Apart from maintaining your park and your dinosaurs, the main thrust of Evolution is about completing Contract missions from the three divisions - Entertainment, Science and Security. As you complete these you increase your reputation, get various bonuses, and can unlock various things. This is also where the story plays out, and we like how subtle it is. What we don’t like is how Contracts range from easy (half of them I completed in a minute or so) to nearly impossible - one asked me to get my Park to a 5 star rating, something I still haven’t accomplished.
Performance & Graphics
- GPU: NVIDIA GeForce GTX 1050 (Legacy GPU: GeForce GTX 660) / AMD Radeon 7850 (2GB)
- OS: 64-bit Windows 7 SP1 or later
- CPU: Intel i5-2300 or AMD FX-4300
- RAM: 8 GB
- Disk Drive: 8GB available space
Recommended Requirements For 1920x1080, High-Detail Gameplay
- GPU: NVIDIA GeForce GTX 1060 / AMD RX 480
- OS: 64-bit Windows 7 SP1 or later
- CPU: Intel i7-4770 or AMD FX-8350
- RAM: 12 GB
- Disk Drive: 8GB available space
Our system is an AMD FX-8300 Six-Core Processor, 16 Gb RAM, Nvidia GTX 1050 Ti 4Gb, and Windows 10 64-Bit, and we ran the game with all settings turned to maximum and didn’t have a lick of slowdown ever, not even when the storms were at their stormiest. It even loaded quickly, which was a relief. I’d start the game and before I had a chance to look at my phone I was in the game. Excellent.
The graphics and the sheer attention to detail in this game are amazing. The animation on the dinosaurs is, seriously, movie quality - and it’s part of the reason why the game’s so much fun to watch. The sheen on the water, the way the wind whips the trees up during a storm, the textures on the animals, it’s all incredible. Even the audio is amazing - zoom on to a metal roof while it’s raining and you’ll hear the rain hitting it, or zoom in at key moments to set the dynamic soundtrack off. I get chills whenever I release a T-Rex.
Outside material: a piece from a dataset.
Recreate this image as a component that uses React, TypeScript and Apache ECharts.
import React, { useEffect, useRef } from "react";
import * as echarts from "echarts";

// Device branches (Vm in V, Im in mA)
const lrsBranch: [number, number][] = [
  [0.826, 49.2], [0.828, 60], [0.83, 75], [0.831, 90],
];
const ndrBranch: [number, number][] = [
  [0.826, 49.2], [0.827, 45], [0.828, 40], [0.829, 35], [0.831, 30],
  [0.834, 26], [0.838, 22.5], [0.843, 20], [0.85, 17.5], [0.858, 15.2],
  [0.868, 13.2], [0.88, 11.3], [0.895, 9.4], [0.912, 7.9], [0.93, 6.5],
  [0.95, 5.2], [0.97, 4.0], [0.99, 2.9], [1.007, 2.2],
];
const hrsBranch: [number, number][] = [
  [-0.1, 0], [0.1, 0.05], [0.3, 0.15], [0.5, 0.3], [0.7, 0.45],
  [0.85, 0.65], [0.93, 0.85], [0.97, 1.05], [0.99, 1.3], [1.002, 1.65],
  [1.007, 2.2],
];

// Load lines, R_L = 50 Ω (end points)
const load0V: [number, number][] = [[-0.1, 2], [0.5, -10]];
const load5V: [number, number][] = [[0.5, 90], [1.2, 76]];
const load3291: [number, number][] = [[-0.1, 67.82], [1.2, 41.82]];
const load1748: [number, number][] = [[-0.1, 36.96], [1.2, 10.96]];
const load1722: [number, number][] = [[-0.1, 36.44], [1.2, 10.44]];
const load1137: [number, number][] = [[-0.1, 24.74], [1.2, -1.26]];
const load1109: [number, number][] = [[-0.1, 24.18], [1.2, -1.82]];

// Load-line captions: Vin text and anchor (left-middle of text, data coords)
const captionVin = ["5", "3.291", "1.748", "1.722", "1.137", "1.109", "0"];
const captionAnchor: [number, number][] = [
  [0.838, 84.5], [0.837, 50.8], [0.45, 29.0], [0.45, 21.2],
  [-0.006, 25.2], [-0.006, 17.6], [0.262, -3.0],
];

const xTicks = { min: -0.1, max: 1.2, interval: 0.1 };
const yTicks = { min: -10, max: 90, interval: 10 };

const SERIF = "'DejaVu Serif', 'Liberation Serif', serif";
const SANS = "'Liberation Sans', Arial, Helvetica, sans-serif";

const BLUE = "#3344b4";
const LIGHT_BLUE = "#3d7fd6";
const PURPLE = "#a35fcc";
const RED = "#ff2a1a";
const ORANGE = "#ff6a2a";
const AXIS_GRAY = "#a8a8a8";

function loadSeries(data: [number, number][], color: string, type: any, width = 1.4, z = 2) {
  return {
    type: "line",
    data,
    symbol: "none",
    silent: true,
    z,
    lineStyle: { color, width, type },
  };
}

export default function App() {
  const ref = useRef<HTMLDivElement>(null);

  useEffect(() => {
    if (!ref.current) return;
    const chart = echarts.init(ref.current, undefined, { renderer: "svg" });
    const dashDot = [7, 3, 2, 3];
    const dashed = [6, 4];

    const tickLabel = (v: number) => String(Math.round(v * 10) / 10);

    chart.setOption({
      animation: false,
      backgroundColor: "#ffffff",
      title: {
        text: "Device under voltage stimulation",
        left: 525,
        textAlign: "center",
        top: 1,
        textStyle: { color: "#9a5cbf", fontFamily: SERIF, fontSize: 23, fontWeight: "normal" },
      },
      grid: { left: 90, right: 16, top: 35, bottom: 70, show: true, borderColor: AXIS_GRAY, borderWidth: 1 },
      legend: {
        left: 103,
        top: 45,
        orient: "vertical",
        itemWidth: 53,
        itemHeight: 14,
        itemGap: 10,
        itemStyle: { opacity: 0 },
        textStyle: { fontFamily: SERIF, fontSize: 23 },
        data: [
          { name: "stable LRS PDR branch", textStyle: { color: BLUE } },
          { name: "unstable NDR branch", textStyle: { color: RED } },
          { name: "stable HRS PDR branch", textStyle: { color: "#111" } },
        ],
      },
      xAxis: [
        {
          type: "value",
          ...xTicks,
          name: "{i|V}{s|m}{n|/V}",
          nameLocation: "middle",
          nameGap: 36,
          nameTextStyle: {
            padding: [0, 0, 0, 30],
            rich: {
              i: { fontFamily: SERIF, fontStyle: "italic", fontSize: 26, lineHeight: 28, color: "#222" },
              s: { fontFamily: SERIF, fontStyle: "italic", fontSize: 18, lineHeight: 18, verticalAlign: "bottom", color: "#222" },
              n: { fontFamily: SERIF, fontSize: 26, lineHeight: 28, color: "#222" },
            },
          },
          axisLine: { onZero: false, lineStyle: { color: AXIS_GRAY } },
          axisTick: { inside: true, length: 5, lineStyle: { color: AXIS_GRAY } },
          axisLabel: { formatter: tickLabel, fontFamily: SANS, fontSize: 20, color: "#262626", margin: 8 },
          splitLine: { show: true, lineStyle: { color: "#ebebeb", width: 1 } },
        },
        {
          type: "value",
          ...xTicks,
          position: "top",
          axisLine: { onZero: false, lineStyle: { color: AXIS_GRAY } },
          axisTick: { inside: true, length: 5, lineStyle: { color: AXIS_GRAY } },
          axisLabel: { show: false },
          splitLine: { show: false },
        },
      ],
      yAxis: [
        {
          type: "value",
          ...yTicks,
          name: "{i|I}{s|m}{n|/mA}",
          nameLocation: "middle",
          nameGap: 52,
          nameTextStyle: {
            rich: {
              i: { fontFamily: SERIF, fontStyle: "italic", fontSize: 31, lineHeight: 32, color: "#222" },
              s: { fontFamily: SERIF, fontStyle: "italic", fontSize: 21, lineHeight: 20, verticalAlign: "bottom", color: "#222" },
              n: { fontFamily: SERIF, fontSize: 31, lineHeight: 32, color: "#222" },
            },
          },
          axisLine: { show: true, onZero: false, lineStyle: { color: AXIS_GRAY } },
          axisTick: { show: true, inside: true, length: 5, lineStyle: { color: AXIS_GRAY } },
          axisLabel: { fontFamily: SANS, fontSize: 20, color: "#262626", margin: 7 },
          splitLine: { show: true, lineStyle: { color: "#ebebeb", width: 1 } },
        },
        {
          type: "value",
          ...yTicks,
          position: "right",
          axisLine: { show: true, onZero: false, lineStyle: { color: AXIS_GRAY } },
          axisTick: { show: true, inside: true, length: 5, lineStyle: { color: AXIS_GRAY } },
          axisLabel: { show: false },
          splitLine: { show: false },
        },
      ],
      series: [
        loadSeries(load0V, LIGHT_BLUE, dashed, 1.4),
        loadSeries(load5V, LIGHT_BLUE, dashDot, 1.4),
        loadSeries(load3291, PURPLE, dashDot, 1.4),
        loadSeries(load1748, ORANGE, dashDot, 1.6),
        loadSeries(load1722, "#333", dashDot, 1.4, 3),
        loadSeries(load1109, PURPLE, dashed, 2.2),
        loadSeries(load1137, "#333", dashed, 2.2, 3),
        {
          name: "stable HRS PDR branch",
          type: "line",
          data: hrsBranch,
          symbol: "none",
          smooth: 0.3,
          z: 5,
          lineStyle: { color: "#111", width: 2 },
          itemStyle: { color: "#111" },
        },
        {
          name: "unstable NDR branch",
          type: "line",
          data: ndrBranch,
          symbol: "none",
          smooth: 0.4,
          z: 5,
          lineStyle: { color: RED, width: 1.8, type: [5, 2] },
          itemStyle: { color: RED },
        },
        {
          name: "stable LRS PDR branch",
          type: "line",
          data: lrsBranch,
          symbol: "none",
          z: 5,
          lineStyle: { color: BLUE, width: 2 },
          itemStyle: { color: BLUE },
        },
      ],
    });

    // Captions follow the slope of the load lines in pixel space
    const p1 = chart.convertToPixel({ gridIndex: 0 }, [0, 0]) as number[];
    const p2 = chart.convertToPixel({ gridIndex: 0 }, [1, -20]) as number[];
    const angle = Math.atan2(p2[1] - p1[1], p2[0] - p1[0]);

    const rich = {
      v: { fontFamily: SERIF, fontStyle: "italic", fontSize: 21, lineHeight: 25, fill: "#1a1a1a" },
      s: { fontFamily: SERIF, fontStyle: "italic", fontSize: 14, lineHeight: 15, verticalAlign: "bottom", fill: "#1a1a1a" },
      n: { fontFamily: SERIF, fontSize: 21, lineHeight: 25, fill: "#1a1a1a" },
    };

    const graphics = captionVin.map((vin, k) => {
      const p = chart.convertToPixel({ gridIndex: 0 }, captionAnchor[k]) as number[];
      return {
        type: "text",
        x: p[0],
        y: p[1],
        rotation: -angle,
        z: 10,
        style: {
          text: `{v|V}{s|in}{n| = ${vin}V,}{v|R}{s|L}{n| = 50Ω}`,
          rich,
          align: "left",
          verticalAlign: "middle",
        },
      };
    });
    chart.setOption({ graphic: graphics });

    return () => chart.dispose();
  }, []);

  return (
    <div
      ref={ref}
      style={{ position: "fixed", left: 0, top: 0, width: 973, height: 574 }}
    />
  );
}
No matter what, we want to say that Jurassic World Evolution is tremendous amounts of fun, and incredibly addictive. On the surface it seems like it’s missing options, but there’s so much going on at any one time worrying about putting down toilets or firing security guards would probably make things over-complicated. Frontier has focused on fun and dinosaurs, and in making a management game everyone can enjoy, and we enjoyed every moment of it - and we won’t stop until we’ve got everything unlocked. We’re not sure about replay value, but initial value? We don’t want to play anything else.
JURASSIC WORLD: EVOLUTION VERDICT
Jurassic World: Evolution may not have all the options most management gamers would expect, but it makes up for it with the best dinosaurs of any game. It’s missing quite a lot of features that have been standard in sim games since Theme Park, such as staff and guest interaction and park customisation options. But Evolution isn’t a game about making the tourists happy - it’s a game about making the dinosaurs happy. Find them, incubate them, cater to their needs, it takes up all of your time and it’s time you’re happy to give - and when the disasters roll in, that’s when things get really fun.
Jurassic World Evolution may not be the best theme park management game, but it’s the most exciting dinosaur management game. And that’s enough for us.
TOP GAME MOMENT
That thrilling moment when you release a T-Rex into the wild for the first time. And then you panic when you realise you incubated him in the herbivore paddock by mistake.
The best dinosaurs in any game ever. They’re amazing.
Graphics, animation, sound, attention to detail - all fantastic.
The most exciting management game ever.
Story subtle and interesting, and doesn’t overwhelm the game
Missing a lot of the features most theme park games have, including guest and staff management. Limits depth.
Contract missions are a bit unbalanced - often either too easy or too hard.